---------- INFORMATION SHOWN ----------

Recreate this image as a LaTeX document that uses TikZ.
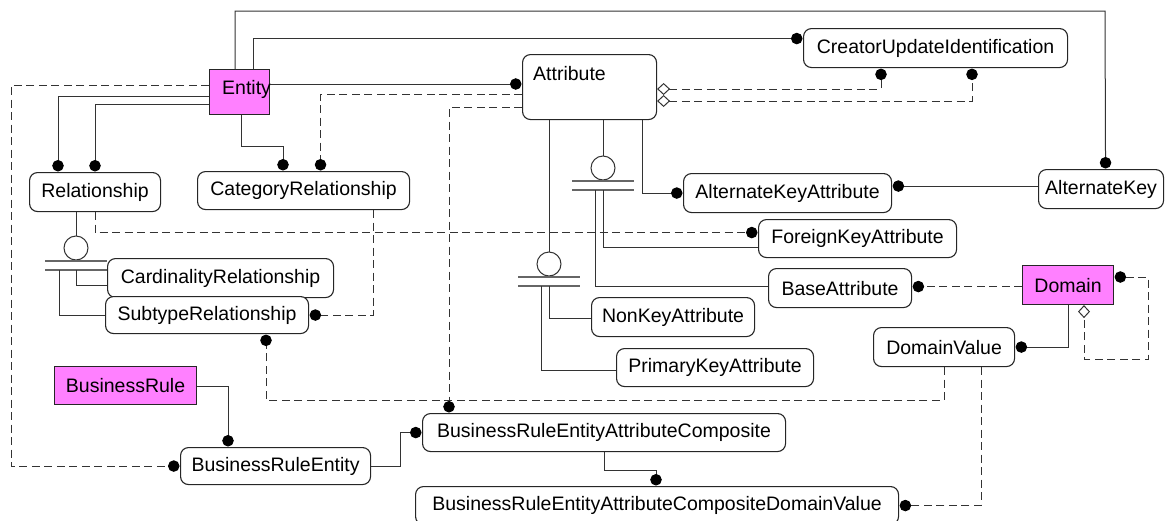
\documentclass[tikz,border=0pt]{standalone}
\usepackage{fontspec}
\setmainfont{Liberation Sans}
\usetikzlibrary{arrows.meta}
\definecolor{entpink}{RGB}{255,128,255}
\begin{document}
\begin{tikzpicture}[x=1pt,y=-1pt,
  lbl/.style={font=\fontsize{19.5}{23}\selectfont},
  rbox/.style={draw=black!85, line width=1.1pt, rounded corners=8pt, fill=white,
               anchor=north west, inner sep=0pt, lbl},
  ebox/.style={draw=black!85, line width=1.1pt, fill=entpink,
               anchor=north west, inner sep=0pt, lbl},
  toplbl/.style={anchor=base west, inner sep=0pt, lbl},
  ln/.style={draw=black!80, line width=1pt},
  dln/.style={ln, dash pattern=on 8pt off 4.5pt},
  bar/.style={draw=black!60, line width=1.3pt},
  gen/.style={circle, draw=black!80, line width=1pt, minimum size=24pt,
              inner sep=0pt, fill=white},
  blob/.tip={Circle[length=11.5pt, color=black, fill=black, sep=0.5pt]},
  odia/.tip={Diamond[length=13pt, width=12pt, fill=white]},
]
\useasboundingbox (0,0) rectangle (1167,520);

% ---------- entities ----------
\node[ebox, minimum width=60pt, minimum height=45pt,
  label={[toplbl, xshift=13pt, yshift=-25.3pt]north west:Entity}] (entity) at (209,69) {};
\node[rbox, minimum width=134pt, minimum height=65pt,
  label={[toplbl, xshift=11pt, yshift=-26pt]north west:Attribute}] (attribute) at (522,54) {};
\node[rbox, minimum width=264pt, minimum height=39pt] (cui) at (803,28) {CreatorUpdateIdentification};
\node[rbox, minimum width=131pt, minimum height=39pt] (rel) at (29,172) {Relationship};
\node[rbox, minimum width=212pt, minimum height=38pt] (catrel) at (197,171) {CategoryRelationship};
\node[rbox, minimum width=208pt, minimum height=39pt] (aka) at (683,173) {AlternateKeyAttribute};
\node[rbox, minimum width=125pt, minimum height=39pt] (ak) at (1038,169) {AlternateKey};
\node[rbox, minimum width=198pt, minimum height=38pt] (fka) at (758,219) {ForeignKeyAttribute};
\node[rbox, minimum width=143pt, minimum height=39pt] (ba) at (768,268) {BaseAttribute};
\node[ebox, minimum width=91pt, minimum height=39pt] (domain) at (1022,265) {Domain};
\node[rbox, minimum width=226pt, minimum height=39pt] (cardrel) at (107,258) {CardinalityRelationship};
\node[rbox, minimum width=203pt, minimum height=37pt] (subrel) at (105,296) {SubtypeRelationship};
\node[rbox, minimum width=163pt, minimum height=39pt] (nka) at (591,297) {NonKeyAttribute};
\node[rbox, minimum width=141pt, minimum height=39pt] (dv) at (873,327) {DomainValue};
\node[rbox, minimum width=197pt, minimum height=38pt] (pka) at (616,348) {PrimaryKeyAttribute};
\node[ebox, minimum width=142pt, minimum height=38pt] (br) at (54,366) {BusinessRule};
\node[rbox, minimum width=363pt, minimum height=38pt] (breac) at (422,413) {BusinessRuleEntityAttributeComposite};
\node[rbox, minimum width=190pt, minimum height=37pt] (bre) at (180,447) {BusinessRuleEntity};
\node[rbox, minimum width=483pt, minimum height=38pt] (breacdv) at (415,486) {BusinessRuleEntityAttributeCompositeDomainValue};

% ---------- subtype symbols ----------
\node[gen] (gen1) at (76,248) {};
\node[gen] (gen2) at (549,264) {};
\node[gen] (gen3) at (603,168) {};
\foreach \g in {gen1,gen2,gen3} {
  \draw[bar] ([shift={(-31,13)}]\g.center) -- ++(62,0);
  \draw[bar] ([shift={(-31,22)}]\g.center) -- ++(62,0);
}
\draw[ln] (rel.south -| gen1.north) -- (gen1.north);
\draw[ln] (attribute.south -| gen2.north) -- (gen2.north);
\draw[ln] (attribute.south -| gen3.north) -- (gen3.north);
\draw[ln] ([shift={(0,22)}]gen1.center) |- ([shift={(0,7.5)}]cardrel.west);
\draw[ln] ([shift={(-17,22)}]gen1.center) |- (subrel.west);
\draw[ln] ([shift={(0,22)}]gen2.center) |- ([shift={(0,1.5)}]nka.west);
\draw[ln] ([shift={(-8,22)}]gen2.center) |- ([shift={(0,3)}]pka.west);
\draw[ln] ([shift={(0,22)}]gen3.center) |- ([shift={(0,9)}]fka.west);
\draw[ln] ([shift={(-8,22)}]gen3.center) |- ([shift={(0,-1.5)}]ba.west);

% ---------- solid relationships ----------
\draw[ln, -blob] ([shift={(26,0)}]entity.north west) |- (1105,11) -- ([shift={(4.5,0)}]ak.north);
\draw[ln, -blob] ([shift={(44,0)}]entity.north west) |- ([shift={(0,-9.5)}]cui.west);
\draw[ln, -blob] ([shift={(0,15)}]entity.north east) -- ([shift={(0,30)}]attribute.north west);
\draw[ln, -blob] ([shift={(0,27)}]entity.north west) -| ([shift={(29,0)}]rel.north west);
\draw[ln, -blob] ([shift={(0,35)}]entity.north west) -| ([shift={(66,0)}]rel.north west);
\draw[ln, -blob] ([shift={(32,0)}]entity.south west) -- ++(0,31) -| ([shift={(86,0)}]catrel.north west);
\draw[ln, -blob] ([shift={(120,0)}]attribute.south west) |- (aka.west);
\draw[ln, -blob] ([shift={(0,-3)}]ak.west) -- ([shift={(0,-7)}]aka.east);
\draw[ln, -blob] ([shift={(46,0)}]domain.south west) |- (dv.east);
\draw[ln, -blob] ([shift={(0,20)}]br.north east) -| ([shift={(48,0)}]bre.north west);
\draw[ln, -blob] (bre.east) -- ++(29,0) |- (breac.west);
\draw[ln, -blob] ([shift={(182,0)}]breac.south west) -- ++(0,18) -| ([shift={(241,0)}]breacdv.north west);

% ---------- dashed relationships ----------
\draw[dln, -blob] ([shift={(0,40)}]attribute.north west) -| ([shift={(17,0)}]catrel.north);
\draw[dln, -blob] ([shift={(0,53)}]attribute.north west) -| ([shift={(27,0)}]breac.north west);
\draw[dln, -blob] ([shift={(0,16)}]entity.north west) -- ++(-198,0) |- (bre.west);
\draw[dln, -blob] ([shift={(66,0)}]rel.south west) |- ([shift={(0,-6)}]fka.west);
\draw[dln, -blob] ([shift={(-37,0)}]catrel.south east) |- (subrel.east);
\draw[dln, -blob] ([shift={(71,0)}]dv.south west) -- ++(0,33) -| ([shift={(161,0)}]subrel.south west);
\draw[dln, -blob] ([shift={(108,0)}]dv.south west) |- (breacdv.east);
\draw[dln, odia-blob] ([shift={(0,35)}]attribute.north east) -| ([shift={(78,0)}]cui.south west);
\draw[dln, odia-blob] ([shift={(0,47)}]attribute.north east) -| ([shift={(169,0)}]cui.south west);
\draw[dln, -blob] ([shift={(0,1.5)}]domain.west) -- ([shift={(0,-1.5)}]ba.east);
\draw[dln, blob-odia] ([shift={(0,12)}]domain.north east) -- ++(34,0) |- (1084,359) -- ([shift={(62,0)}]domain.south west);
\end{tikzpicture}
\end{document}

----------

◆ INSTRUCTIONS TO FOLLOW
Your task is to reproduce all of the material exactly. The pictures stay out.

◆ OUTPUT BELOW
Recreate this image as a LaTeX document that uses TikZ.
\documentclass[tikz,border=0pt]{standalone}
\usepackage{fontspec}
\setmainfont{Liberation Sans}
\usetikzlibrary{arrows.meta}
\definecolor{entpink}{RGB}{255,128,255}
\begin{document}
\begin{tikzpicture}[x=1pt,y=-1pt,
  lbl/.style={font=\fontsize{19.5}{23}\selectfont},
  rbox/.style={draw=black!85, line width=1.1pt, rounded corners=8pt, fill=white,
               anchor=north west, inner sep=0pt, lbl},
  ebox/.style={draw=black!85, line width=1.1pt, fill=entpink,
               anchor=north west, inner sep=0pt, lbl},
  toplbl/.style={anchor=base west, inner sep=0pt, lbl},
  ln/.style={draw=black!80, line width=1pt},
  dln/.style={ln, dash pattern=on 8pt off 4.5pt},
  bar/.style={draw=black!60, line width=1.3pt},
  gen/.style={circle, draw=black!80, line width=1pt, minimum size=24pt,
              inner sep=0pt, fill=white},
  blob/.tip={Circle[length=11.5pt, color=black, fill=black, sep=0.5pt]},
  odia/.tip={Diamond[length=13pt, width=12pt, fill=white]},
]
\useasboundingbox (0,0) rectangle (1167,520);

% ---------- entities ----------
\node[ebox, minimum width=60pt, minimum height=45pt,
  label={[toplbl, xshift=13pt, yshift=-25.3pt]north west:Entity}] (entity) at (209,69) {};
\node[rbox, minimum width=134pt, minimum height=65pt,
  label={[toplbl, xshift=11pt, yshift=-26pt]north west:Attribute}] (attribute) at (522,54) {};
\node[rbox, minimum width=264pt, minimum height=39pt] (cui) at (803,28) {CreatorUpdateIdentification};
\node[rbox, minimum width=131pt, minimum height=39pt] (rel) at (29,172) {Relationship};
\node[rbox, minimum width=212pt, minimum height=38pt] (catrel) at (197,171) {CategoryRelationship};
\node[rbox, minimum width=208pt, minimum height=39pt] (aka) at (683,173) {AlternateKeyAttribute};
\node[rbox, minimum width=125pt, minimum height=39pt] (ak) at (1038,169) {AlternateKey};
\node[rbox, minimum width=198pt, minimum height=38pt] (fka) at (758,219) {ForeignKeyAttribute};
\node[rbox, minimum width=143pt, minimum height=39pt] (ba) at (768,268) {BaseAttribute};
\node[ebox, minimum width=91pt, minimum height=39pt] (domain) at (1022,265) {Domain};
\node[rbox, minimum width=226pt, minimum height=39pt] (cardrel) at (107,258) {CardinalityRelationship};
\node[rbox, minimum width=203pt, minimum height=37pt] (subrel) at (105,296) {SubtypeRelationship};
\node[rbox, minimum width=163pt, minimum height=39pt] (nka) at (591,297) {NonKeyAttribute};
\node[rbox, minimum width=141pt, minimum height=39pt] (dv) at (873,327) {DomainValue};
\node[rbox, minimum width=197pt, minimum height=38pt] (pka) at (616,348) {PrimaryKeyAttribute};
\node[ebox, minimum width=142pt, minimum height=38pt] (br) at (54,366) {BusinessRule};
\node[rbox, minimum width=363pt, minimum height=38pt] (breac) at (422,413) {BusinessRuleEntityAttributeComposite};
\node[rbox, minimum width=190pt, minimum height=37pt] (bre) at (180,447) {BusinessRuleEntity};
\node[rbox, minimum width=483pt, minimum height=38pt] (breacdv) at (415,486) {BusinessRuleEntityAttributeCompositeDomainValue};

% ---------- subtype symbols ----------
\node[gen] (gen1) at (76,248) {};
\node[gen] (gen2) at (549,264) {};
\node[gen] (gen3) at (603,168) {};
\foreach \g in {gen1,gen2,gen3} {
  \draw[bar] ([shift={(-31,13)}]\g.center) -- ++(62,0);
  \draw[bar] ([shift={(-31,22)}]\g.center) -- ++(62,0);
}
\draw[ln] (rel.south -| gen1.north) -- (gen1.north);
\draw[ln] (attribute.south -| gen2.north) -- (gen2.north);
\draw[ln] (attribute.south -| gen3.north) -- (gen3.north);
\draw[ln] ([shift={(0,22)}]gen1.center) |- ([shift={(0,7.5)}]cardrel.west);
\draw[ln] ([shift={(-17,22)}]gen1.center) |- (subrel.west);
\draw[ln] ([shift={(0,22)}]gen2.center) |- ([shift={(0,1.5)}]nka.west);
\draw[ln] ([shift={(-8,22)}]gen2.center) |- ([shift={(0,3)}]pka.west);
\draw[ln] ([shift={(0,22)}]gen3.center) |- ([shift={(0,9)}]fka.west);
\draw[ln] ([shift={(-8,22)}]gen3.center) |- ([shift={(0,-1.5)}]ba.west);

% ---------- solid relationships ----------
\draw[ln, -blob] ([shift={(26,0)}]entity.north west) |- (1105,11) -- ([shift={(4.5,0)}]ak.north);
\draw[ln, -blob] ([shift={(44,0)}]entity.north west) |- ([shift={(0,-9.5)}]cui.west);
\draw[ln, -blob] ([shift={(0,15)}]entity.north east) -- ([shift={(0,30)}]attribute.north west);
\draw[ln, -blob] ([shift={(0,27)}]entity.north west) -| ([shift={(29,0)}]rel.north west);
\draw[ln, -blob] ([shift={(0,35)}]entity.north west) -| ([shift={(66,0)}]rel.north west);
\draw[ln, -blob] ([shift={(32,0)}]entity.south west) -- ++(0,31) -| ([shift={(86,0)}]catrel.north west);
\draw[ln, -blob] ([shift={(120,0)}]attribute.south west) |- (aka.west);
\draw[ln, -blob] ([shift={(0,-3)}]ak.west) -- ([shift={(0,-7)}]aka.east);
\draw[ln, -blob] ([shift={(46,0)}]domain.south west) |- (dv.east);
\draw[ln, -blob] ([shift={(0,20)}]br.north east) -| ([shift={(48,0)}]bre.north west);
\draw[ln, -blob] (bre.east) -- ++(29,0) |- (breac.west);
\draw[ln, -blob] ([shift={(182,0)}]breac.south west) -- ++(0,18) -| ([shift={(241,0)}]breacdv.north west);

% ---------- dashed relationships ----------
\draw[dln, -blob] ([shift={(0,40)}]attribute.north west) -| ([shift={(17,0)}]catrel.north);
\draw[dln, -blob] ([shift={(0,53)}]attribute.north west) -| ([shift={(27,0)}]breac.north west);
\draw[dln, -blob] ([shift={(0,16)}]entity.north west) -- ++(-198,0) |- (bre.west);
\draw[dln, -blob] ([shift={(66,0)}]rel.south west) |- ([shift={(0,-6)}]fka.west);
\draw[dln, -blob] ([shift={(-37,0)}]catrel.south east) |- (subrel.east);
\draw[dln, -blob] ([shift={(71,0)}]dv.south west) -- ++(0,33) -| ([shift={(161,0)}]subrel.south west);
\draw[dln, -blob] ([shift={(108,0)}]dv.south west) |- (breacdv.east);
\draw[dln, odia-blob] ([shift={(0,35)}]attribute.north east) -| ([shift={(78,0)}]cui.south west);
\draw[dln, odia-blob] ([shift={(0,47)}]attribute.north east) -| ([shift={(169,0)}]cui.south west);
\draw[dln, -blob] ([shift={(0,1.5)}]domain.west) -- ([shift={(0,-1.5)}]ba.east);
\draw[dln, blob-odia] ([shift={(0,12)}]domain.north east) -- ++(34,0) |- (1084,359) -- ([shift={(62,0)}]domain.south west);
\end{tikzpicture}
\end{document}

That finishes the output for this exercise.